Not talking to customers is extremely common. Everyone’s just too busy, including the customer. It’s kind of the “eat healthy and exercise” of business: Everyone knows they should do it, yet few actually do.

2 comments

> At their best user stories represent problems to solve for the end user, but rarely have I been able trace back a user story to something that an end user actually wanted because nobody bothered to ask them.

This is such a universal problem in the industry. It's also the source of the endless reinvention cycles we go through.

Everyone hates user stories now because no one actually does the other work involved - talking to the users to get the stories in the first place. So it becomes an unproductive chore and people grow to hate it. Someday, someone will discover talking to the user and they'll have their own favorite little way of writing down the conversation and they'll come up with their own title for it. It will start getting hyped and eventually we'll all be doing it - except we still won't be talking to the users and the next generation will hate it. And it will repeat.

It's the same with User Stories, OOP, and every other concept in computer science since the 50s.

> It will start getting hyped and eventually we'll all be doing it - except we still won't be talking to the users and the next generation will hate it.

By the way, user stories are an iteration of that. I remember:

- when user stories were a novelty, everyone hated actors and use cases,

- when actors and use cases were a novelty, everyone hated functional requirements.

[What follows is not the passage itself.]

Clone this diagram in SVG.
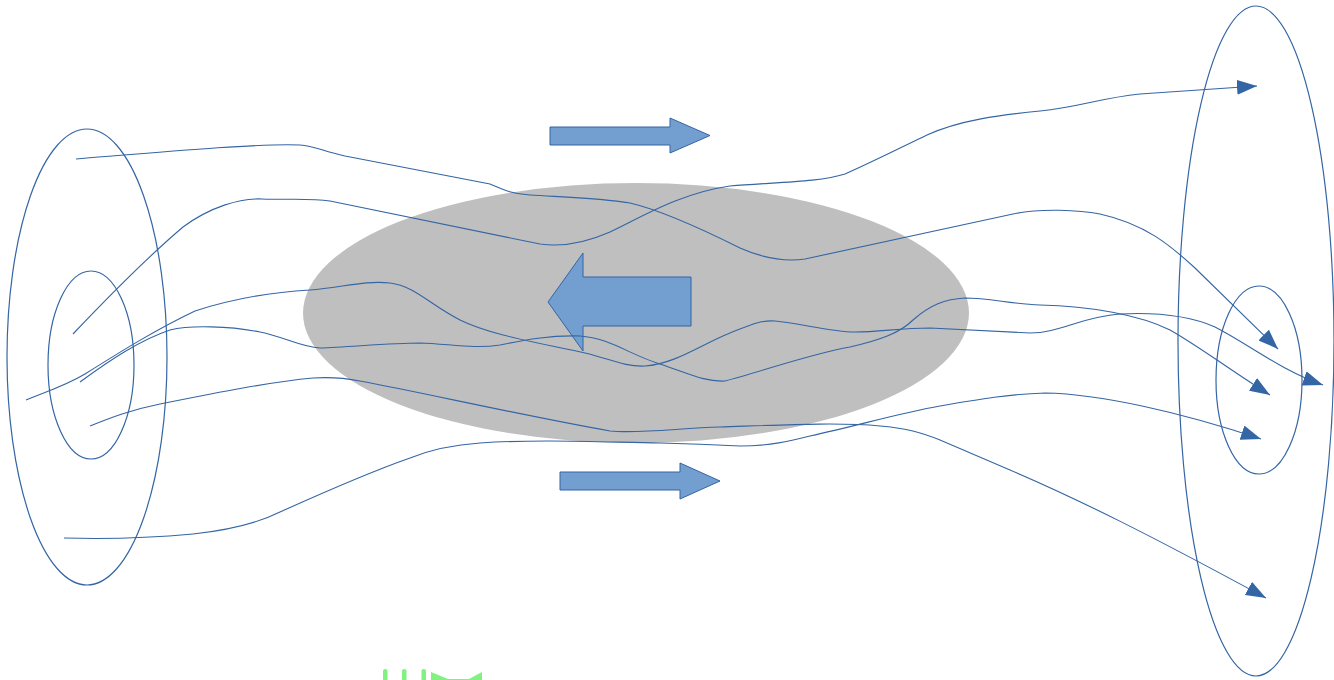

It's not like the users know what they really want though. You talk to a bunch of Salesforce users and they'll tell you that what they want is Salesforce+. This may not be what you want to be building as your product.
Base on my experience (product leadership role) when talking to customers it's most important to focus on their problems and challenges. They will obviously suggest solutions but you will want to be super careful with following these - think your Salesforce+ or the famous "faster horse".